Libraries Continue to Pitch in for Haiti

January 26, 2010

Library workers and educators are keeping their sleeves rolled up as they continue contributing to the international effort to provide moral and monetary aid to earthquake-stricken Haiti.

  • Boston Public Library's Mattapan branch, which now houses the city's resource center for area families seeking contact with Haitian loved ones and ways to help them. Operated by the Mayor's Office of New Bostonians, the center provides translators, crisis counselors, computers, and international phone lines.
  • [UPDATED] The Resource Shelf blog, which has compiled a list of resources about the Haiti crisis, including information about the a partnership through February 19 between the National Library of Medicine and the Association of American Publishers to offer free full-text articles from over 200 biomedical journals and over 30 select reference books for libraries and hospitals affected by the earthquake.
  • [UPDATED] The American Library Association, which has created an information page that includes instructions on how to contribute to the Association's Haiti Library Relief Fund.
  • Volusia County (Fla.) Public Library's Deltona Regional Library, which has donated use of its new ampitheater for a January 30 concert organized by the Deltona Arts and Historical Society. All donations are designated for the Red Cross.
  • [UPDATED] Garwood (N.J.) Free Public Library and the Central Arkansas Library System in Little Rock, which are giving overdue fines to Haiti relief efforts.

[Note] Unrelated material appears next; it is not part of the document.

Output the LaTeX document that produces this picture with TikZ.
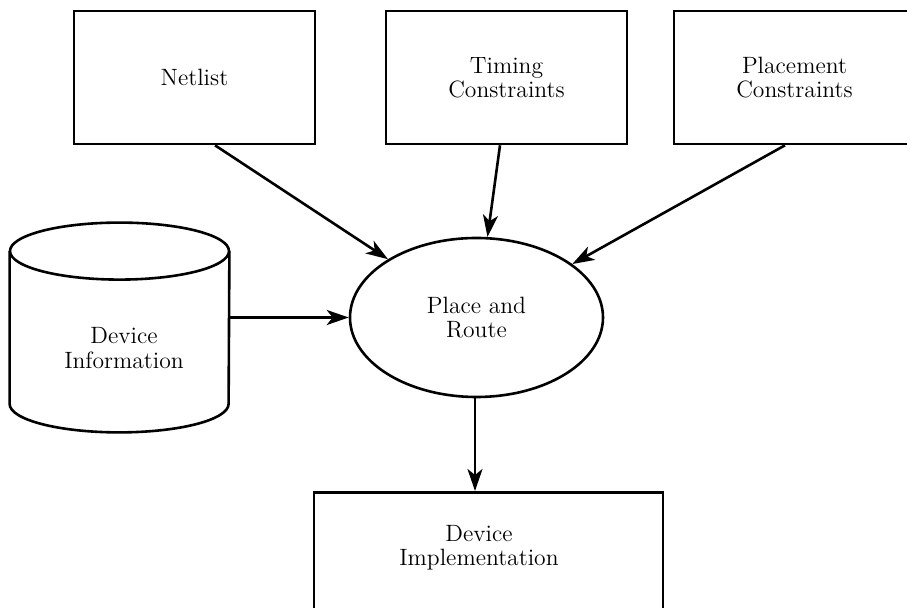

Garwood PL has designated UNICEF as the recipient of fines collected through January 30; CALS is donating fines received until February 7 to the Clinton Bush Haiti Fund.
  • Library staff members of Indiana State University, who are holding a silent auction January 28 and donating the proceeds of winning bids and monetary donations to Mountain Top Ministries in Gramothe, Haiti.

At least one heartfelt effort was organized much closer to home: A library in Santo Domingo, Dominican Republic—some 90 miles from the devastated Haiti capital of Port-au-Prince—began collecting clothes and toys donated by area residents just after the earthquake hit. "The Dominican Republic is so poor, yet [the people] donated stuff for the Haitian people," said Williamsport, Pennsylvania, volunteer George Way in the January 21 Williamsport Sun-Gazette. Way, who had traveled to the Dominican Republic with six other Pennsylvanians, was an eyewitness to the generosity.